May | Asian American & Pacific Islander Heritage Month

Asian American & Pacific Islander Heritage Month Fun Facts

  • Celebrated in May each year, Asian American Pacific Islander Heritage Month recognizes the challenges faced by Asian Americans, Pacific Islanders, and Native Hawaiians and their vital contributions to the American story.

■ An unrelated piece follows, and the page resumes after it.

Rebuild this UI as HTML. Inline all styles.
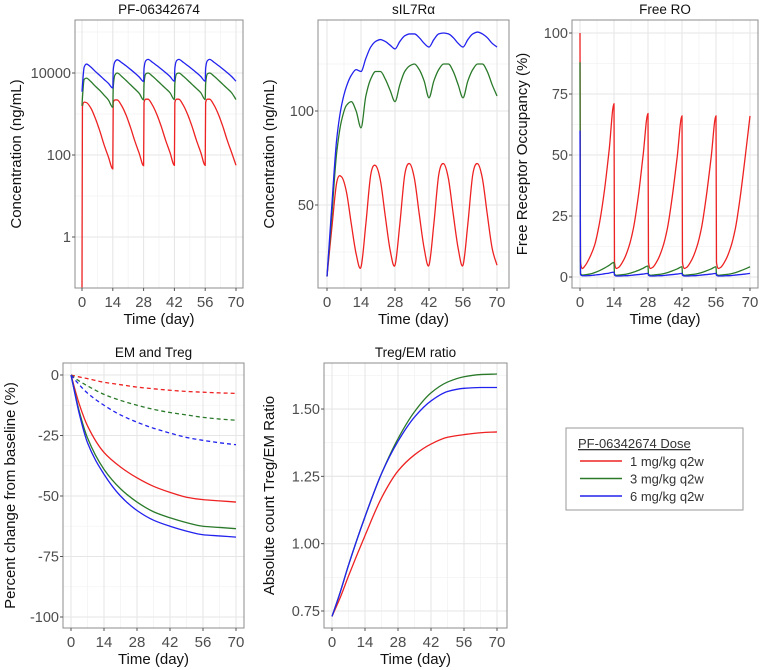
<!DOCTYPE html>
<html><head><meta charset="utf-8"><style>
body{margin:0;background:#fff;}
svg{display:block;font-family:"Liberation Sans",Arial,sans-serif;}
</style></head><body>
<svg id="chart" width="768" height="670" viewBox="0 0 768 670"></svg>
<script>
// ---------- data ----------
const doseLabels = ["1 mg/kg q2w","3 mg/kg q2w","6 mg/kg q2w"];
const xTicks = [0,14,28,42,56,70];
// PK and RO shared time grid
const tPK = [0,0.2,1,2,4,6,8,10,12, 14,14.2,15,16,18,20,22,24,26, 28,28.2,29,30,32,34,36,38,40, 42,42.2,43,44,46,48,50,52,54, 56,56.2,57,58,60,62,64,66,68, 70];
const pkRed = [0.05,1500,1950,1900,1400,800,400,180,90, 46,1900,2200,2200,1600,950,480,220,110, 55,1900,2300,2300,1650,980,500,230,115, 56,1900,2300,2300,1650,980,500,230,115, 56,1900,2300,2300,1650,980,500,230,115, 56];
const pkGreen = [1570,2500,7000,7500,6200,4800,3800,2900,2200, 1450,4500,9000,10000,8300,6600,5200,4100,3200, 2200,5500,9500,10000,8400,6700,5300,4200,3300, 2250,5500,9500,10000,8400,6700,5300,4200,3300, 2250,5500,9500,10000,8400,6700,5300,4200,3300, 2250];
const pkBlue = [3500,5000,14000,16500,14000,11000,8800,7000,5600, 4300,12000,19000,21000,18000,15000,12300,10000,8000, 6200,13000,20000,21500,18300,15200,12500,10200,8200, 6300,13000,20000,21500,18300,15200,12500,10200,8200, 6300,13000,20000,21500,18300,15200,12500,10200,8200, 6300];
const roRed = [100,6,3.5,4.5,8,13,22,35,52, 71,6,3.5,4,7,12,20,33,50, 67,6,3.5,4,7,12,20,33,49, 66,6,3.5,4,7,12,20,33,49, 66,6,3.5,4,7,12,20,33,49, 66];
const roGreen = [88,1.5,0.8,0.9,1.2,1.8,2.6,3.6,4.8, 6,1.2,0.7,0.8,1,1.4,2,2.7,3.6, 4.5,1.1,0.7,0.8,1,1.3,1.8,2.5,3.3, 4.2,1.1,0.7,0.8,1,1.3,1.8,2.5,3.3, 4.2,1.1,0.7,0.8,1,1.3,1.8,2.5,3.3, 4.2];
const roBlue = [60,1,0.5,0.5,0.6,0.8,1,1.3,1.6, 2,0.8,0.4,0.4,0.5,0.6,0.8,1,1.2, 1.5,0.7,0.4,0.4,0.5,0.6,0.8,1,1.2, 1.5,0.7,0.4,0.4,0.5,0.6,0.8,1,1.2, 1.5,0.7,0.4,0.4,0.5,0.6,0.8,1,1.2, 1.5];
// sIL7Ra, every 2 days
const tS = [0,2,4,6,8,10,12,14,16,18,20,22,24,26,28,30,32,34,36,38,40,42,44,46,48,50,52,54,56,58,60,62,64,66,68,70];
const sRed = [12,38,62,65,57,40,24, 17,40,66,71,63,44,26, 18,40,66,72,64,45,27, 18,40,66,72,64,45,27, 18,40,66,72,64,45,27, 18];
const sGreen = [12,45,78,95,103,105,100, 91,108,117,121,121,117,111, 105,114,121,124,125,122,116, 107,116,122,125,125,121,114, 107,116,122,125,125,121,114, 108];
const sBlue = [12,50,85,103,113,119,122, 121,128,134,137,138,137,135, 133,137,140,141,141,139,136, 134,138,141,141.5,141,139,136, 134,138,141,142,141,139,136, 134];
// cells
const tC = [0,3.5,7,14,21,28,35,42,49,56,63,70];
const emRed = [0,-12,-21,-32,-38,-42.5,-46,-48.5,-50.5,-51.5,-52,-52.5];
const emGreen = [0,-15,-26,-39,-47,-52.5,-56.5,-59,-61,-62.5,-63,-63.5];
const emBlue = [0,-16,-28,-41,-50,-56,-60,-62.5,-64.5,-66,-66.5,-67];
const tregRed = [0,-0.8,-1.5,-3,-4,-5,-5.7,-6.3,-6.8,-7.1,-7.4,-7.6];
const tregGreen = [0,-2.5,-4.5,-8,-10.5,-12.5,-14.2,-15.5,-16.5,-17.5,-18.2,-18.7];
const tregBlue = [0,-4,-7.5,-12.5,-16.5,-19.5,-22,-24,-25.8,-27,-28,-28.8];
const ratioRed = [0.73,0.80,0.88,1.03,1.17,1.27,1.33,1.37,1.395,1.405,1.412,1.415];
const ratioGreen = [0.73,0.82,0.92,1.10,1.26,1.39,1.49,1.56,1.60,1.62,1.628,1.63];
const ratioBlue = [0.73,0.82,0.92,1.10,1.26,1.38,1.47,1.53,1.565,1.577,1.58,1.58];

const COLS = ["#ee2222","#2a7a2a","#2222ee"];
const NS = "http://www.w3.org/2000/svg";
const svg = document.getElementById("chart");
function mk(tag, attrs, parent){const e=document.createElementNS(NS,tag);for(const k in attrs)e.setAttribute(k,attrs[k]);(parent||svg).appendChild(e);return e;}

function monoPath(pts){
  const n=pts.length; if(n<2) return "";
  const dx=[],s=[],m=[];
  for(let i=0;i<n-1;i++){dx[i]=pts[i+1][0]-pts[i][0];s[i]=(pts[i+1][1]-pts[i][1])/dx[i];}
  m[0]=s[0];m[n-1]=s[n-2];
  for(let i=1;i<n-1;i++){ if(s[i-1]*s[i]<=0) m[i]=0; else { const w1=2*dx[i]+dx[i-1], w2=dx[i]+2*dx[i-1]; m[i]=(w1+w2)/(w1/s[i-1]+w2/s[i]); } }
  let d="M"+pts[0][0].toFixed(2)+","+pts[0][1].toFixed(2);
  for(let i=0;i<n-1;i++){const h=dx[i];
    d+=" C"+(pts[i][0]+h/3).toFixed(2)+","+(pts[i][1]+m[i]*h/3).toFixed(2)+" "+(pts[i+1][0]-h/3).toFixed(2)+","+(pts[i+1][1]-m[i+1]*h/3).toFixed(2)+" "+pts[i+1][0].toFixed(2)+","+pts[i+1][1].toFixed(2);}
  return d;
}
function crPath(pts){
  let d="M"+pts[0][0].toFixed(2)+","+pts[0][1].toFixed(2);
  for(let i=0;i<pts.length-1;i++){
    const p0=pts[Math.max(0,i-1)],p1=pts[i],p2=pts[i+1],p3=pts[Math.min(pts.length-1,i+2)];
    d+=" C"+(p1[0]+(p2[0]-p0[0])/6).toFixed(2)+","+(p1[1]+(p2[1]-p0[1])/6).toFixed(2)+" "+(p2[0]-(p3[0]-p1[0])/6).toFixed(2)+","+(p2[1]-(p3[1]-p1[1])/6).toFixed(2)+" "+p2[0].toFixed(2)+","+p2[1].toFixed(2);
  }
  return d;
}

let clipId=0;
function panel(cfg){
  const g=mk("g",{});
  
  
  const [x0,y0,x1,y1]=cfg.box;
  const X=t=>cfg.xa+(t/70)*(cfg.xb-cfg.xa);
  cfg.yMinor.forEach(v=>{const y=cfg.Y(v);mk("line",{x1:x0,x2:x1,y1:y,y2:y,stroke:"#f3f3f3","stroke-width":0.8},g);});
  [7,21,35,49,63].forEach(t=>{mk("line",{x1:X(t),x2:X(t),y1:y0,y2:y1,stroke:"#f3f3f3","stroke-width":0.8},g);});
  cfg.yTicks.forEach(v=>{const y=cfg.Y(v);mk("line",{x1:x0,x2:x1,y1:y,y2:y,stroke:"#e6e6e6","stroke-width":1.1},g);});
  xTicks.forEach(t=>{mk("line",{x1:X(t),x2:X(t),y1:y0,y2:y1,stroke:"#e6e6e6","stroke-width":1.1},g);});
  const cid="c"+(clipId++);
  const cp=mk("clipPath",{id:cid},g); mk("rect",{x:x0,y:y0,width:x1-x0,height:y1-y0},cp);
  const lg=mk("g",{"clip-path":"url(#"+cid+")"},g);
  cfg.series.forEach(sr=>{
    const pts=sr.t.map((t,i)=>[X(t),cfg.Y(sr.v[i])]);
    const p=mk("path",{d:sr.smooth?crPath(pts):monoPath(pts),fill:"none",stroke:COLS[sr.c],"stroke-width":1.3},lg);
    if(sr.dash) p.setAttribute("stroke-dasharray","4,3");
    
    
  });
  mk("rect",{x:x0,y:y0,width:x1-x0,height:y1-y0,fill:"none",stroke:"#8c8c8c","stroke-width":1},g);
  cfg.yTicks.forEach((v,i)=>{const y=cfg.Y(v);
    mk("line",{x1:x0-3,x2:x0,y1:y,y2:y,stroke:"#555","stroke-width":1},g);
    const tx=mk("text",{x:x0-4,y:y+5,"text-anchor":"end","font-size":14.5,fill:"#4d4d4d"},g);tx.textContent=cfg.yLabels[i];
    
    
  });
  xTicks.forEach(t=>{const x=X(t);
    mk("line",{x1:x,x2:x,y1:y1,y2:y1+3,stroke:"#555","stroke-width":1},g);
    const tx=mk("text",{x:x,y:y1+19,"text-anchor":"middle","font-size":15,fill:"#4d4d4d"},g);tx.textContent=t;
    
    
  });
  const tt=mk("text",{x:(x0+x1)/2,y:y0-6,"text-anchor":"middle","font-size":13.5,fill:"#111"},g);tt.textContent=cfg.title;
  
  
  const xt=mk("text",{x:(x0+x1)/2,y:y1+36,"text-anchor":"middle","font-size":15,fill:"#111"},g);xt.textContent="Time (day)";
  
  
  const yt=mk("text",{x:0,y:0,"text-anchor":"middle","font-size":15,fill:"#111",transform:"translate("+cfg.ytx+","+((y0+y1)/2)+") rotate(-90)"},g);yt.textContent=cfg.ytitle;
  
  
}

panel({name:"pk-panel",title:"PF-06342674",box:[75,20,243,288],xa:82,xb:236,
  Y:v=>73-(Math.log10(v)-4)*41, yTicks:[1,100,10000], yLabels:["1","100","10000"], yMinor:[10,1000,100000],
  ytx:21, ytitle:"Concentration (ng/mL)",
  series:[{t:tPK,v:pkRed,c:0,name:"pk-1mg"},{t:tPK,v:pkGreen,c:1,name:"pk-3mg"},{t:tPK,v:pkBlue,c:2,name:"pk-6mg"}]});
panel({name:"sil7ra-panel",title:"sIL7R\u03b1",box:[318,20,509,288],xa:327,xb:497,
  Y:v=>205-(v-50)*1.88, yTicks:[50,100], yLabels:["50","100"], yMinor:[25,75,125],
  ytx:274, ytitle:"Concentration (ng/mL)",
  series:[{t:tS,v:sRed,c:0,smooth:1,name:"sil7ra-1mg"},{t:tS,v:sGreen,c:1,name:"sil7ra-3mg"},{t:tS,v:sBlue,c:2,name:"sil7ra-6mg"}]});
panel({name:"ro-panel",title:"Free RO",box:[572,20,758,288],xa:580,xb:750,
  Y:v=>277-v*2.44, yTicks:[0,25,50,75,100], yLabels:["0","25","50","75","100"], yMinor:[12.5,37.5,62.5,87.5],
  ytx:527, ytitle:"Free Receptor Occupancy (%)",
  series:[{t:tPK,v:roRed,c:0,name:"ro-1mg"},{t:tPK,v:roGreen,c:1,name:"ro-3mg"},{t:tPK,v:roBlue,c:2,name:"ro-6mg"}]});
panel({name:"em-treg-panel",title:"EM and Treg",box:[63,363,244,628],xa:71,xb:236,
  Y:v=>375-v*2.42, yTicks:[0,-25,-50,-75,-100], yLabels:["0","-25","-50","-75","-100"], yMinor:[-12.5,-37.5,-62.5,-87.5],
  ytx:15, ytitle:"Percent change from baseline (%)",
  series:[{t:tC,v:tregRed,c:0,dash:1,name:"treg-1mg"},{t:tC,v:tregGreen,c:1,dash:1,name:"treg-3mg"},{t:tC,v:tregBlue,c:2,dash:1,name:"treg-6mg"},
          {t:tC,v:emRed,c:0,name:"em-1mg"},{t:tC,v:emGreen,c:1,name:"em-3mg"},{t:tC,v:emBlue,c:2,name:"em-6mg"}]});
panel({name:"ratio-panel",title:"Treg/EM ratio",box:[324,363,507,628],xa:332,xb:497,
  Y:v=>611-(v-0.75)*269.3, yTicks:[0.75,1,1.25,1.5], yLabels:["0.75","1.00","1.25","1.50"], yMinor:[0.875,1.125,1.375,1.625],
  ytx:274, ytitle:"Absolute count Treg/EM Ratio",
  series:[{t:tC,v:ratioRed,c:0,name:"ratio-1mg"},{t:tC,v:ratioGreen,c:1,name:"ratio-3mg"},{t:tC,v:ratioBlue,c:2,name:"ratio-6mg"}]});

const lg=mk("g",{});


mk("rect",{x:566,y:428,width:177,height:82,fill:"#fff",stroke:"#999","stroke-width":1},lg);
const lt=mk("text",{x:578,y:448,"font-size":13,fill:"#333","text-decoration":"underline"},lg);lt.textContent="PF-06342674 Dose";


doseLabels.forEach((lab,i)=>{const y=461+i*17.5;
  mk("line",{x1:580,x2:622,y1:y,y2:y,stroke:COLS[i],"stroke-width":1.4},lg);
  const t=mk("text",{x:630,y:y+5,"font-size":13,fill:"#333"},lg);t.textContent=lab;
  
  
});
</script>
</body></html>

The theme for this year is “Advancing Leaders Through Purpose-Driven Service.”
  • The month of May was chosen to commemorate the immigration of the first Japanese to the United States on May 7, 1843, and to mark the anniversary of the completion of the transcontinental railroad on May 10, 1869. The majority of the workers who laid the tracks were Chinese immigrants.
  • The estimated number of Asian-owned businesses in the U. S. in 2019 was about 1 out of 10 or 581,200 or 10%.
  • Bibha Chowdhuri (b. 1913, d. 1991) was an Indian physicist who worked on particle physics and cosmic rays. The first Indian woman to earn a Ph.D. in physics, Chowdhuri demonstrated that the density of penetrating events is proportional to the total particle density of an extensive air shower.
  • Dato’ Dr Adeeba Kamarulzaman specializes in HIV/AIDS and established Malaysia’s Centre for Excellence for Research in AIDS in 2007. She was named the first Asian President of the International AIDS Society and the following year, she became a member of WHO’s Science Council.
  • Edgardo Gomez was born in the Philippines in 1938 and earned a Ph.D. in Marine biology from University of California, Berkeley. Gomez devoted his life to fighting to conserve marine resources in the Philippines and led the initiative of replanting corals. Edgardo Gomez is one of only 30 scientists to have received the National Scientist of the Philippines award.
  • Connie Chung, an Asian American of Chinese descent and the second woman to anchor a nightly newscast at a major U.S. broadcast network.
  • Wataru “Wat” Misaka, an Asian American point guard of Japanese descent, who broke the color barrier in pro basketball by becoming the first non-white player and the first player of Asian descent to play in the NBA.

Continued Learning

June | LGBTQIA2S+ Pride Month

LGBTQ+ Pride Month runs through the whole month of June. This month was chosen to honor the Stonewall Riots which began on June 28th 1969 – a major turning point for the Gay Liberation movement in the U.S. Throughout this month, many cities host Pride parades and other large events to celebrate being queer and to pay tribute to those who fought for their rights and demanded legal change. The first recognized Pride Week march occurred on the anniversary of the Stonewall Uprising in 1970, and the tradition has continued since. Mines oSTEM will organize groups to attend Denver Pride events such as the Pride Fest, Parade, and 5k.